参考论文：P-Tuning v2: Prompt Tuning Can Be Comparable to Fine-tuning Universally Across Scales and Tasks

1. 总结

ptuning 是介于prompt engineer和Full FT之间的一种方案，目的是希望用少量训练成本，优化Handcrafted prompt效果，接近Full FT效果，具体效果和model size和task有关，整体看有一定实践价值。

2. ptuning、prompt tuning和prefix tuning的区别

ptuning v1即prompt tuning，prompt virtual token 加入位置不固定且一般为一个token，只在Embedding labyer加。v2类似prefix tuning ，但部分task去掉了reparameterized，还有一些其他trick，见table1。

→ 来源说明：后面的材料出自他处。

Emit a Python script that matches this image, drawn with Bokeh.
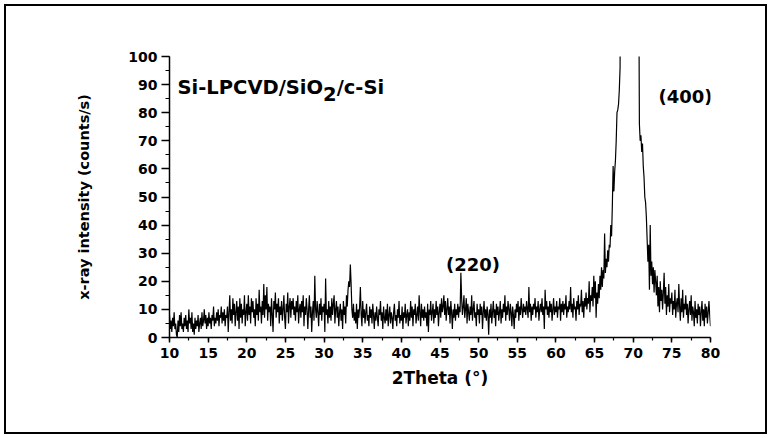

Full FT的问题：While fine-tuning obtains good performance, it is memory-consuming during training because gradients and optimizer states for all parameters must be stored. Moreover, keeping a copy of model parameters for each task during inference is inconvenient since pre-trained models are usually large. （pt的优势：降低训练内存，同时每个task只需存pt部分的trainable variables）
Fixed Handcraft prompt的问题：discrete prompting (Shin et al., 2020; Gao et al., 2020) can lead to suboptimal performance in many cases compared to fine-tuning. （人类认为合理的prompt不一定对语言模型有效。其次，手工制定的prompt的微小变化会导致显着的性能差异。）
- 输入Template：[CLS] I like the Disney films very much. [SEP] It was [MASK]. [SEP]
- Verbalizer（label word）：具体的分类任务，需要选择指定的标签词（label word）。例如情感分析中，我们期望Verbalizer可能是 V(positive)=great ， V(negative)=terrible （positive和negative是类标签）。同样，不同的任务有其相应的label word，但需要注意的是，Verbalizer的构建需要取决于对应的Pattern。因此如何构建Verbalizer是另一个研究挑战。
Prompt Turning（continuous prompts）的问题：While prompt tuning improves over discrete prompt on many tasks, it still underperforms fine-tuning when the model size is not large, specifically less than 10 billion parameters.
Prefix tuning - Deep prompt tuning：The main difference between prompt tuning and prefix tuning is that prompt tuning only fine-tunes the embedding layer, while prefix tuning fine-tunes all the layers corresponding to the virtual tokens1.
- The most significant improvement originates from appling continuous prompts for every layer of the pretrained model, instead of the mere input layer.
Performance：Vary depending on the specific task. For example, in Table2Text tasks, prompt tuning with a parameter size of only 0.1% can outperform fine-tuning, while in Xsum summary tasks (NLU), like hard sequence tagging tasks (QA), prompt tuning may have slightly worse performance compared to fine-tuning. It is important to consider the task requirements and model scale when choosing between these techniques.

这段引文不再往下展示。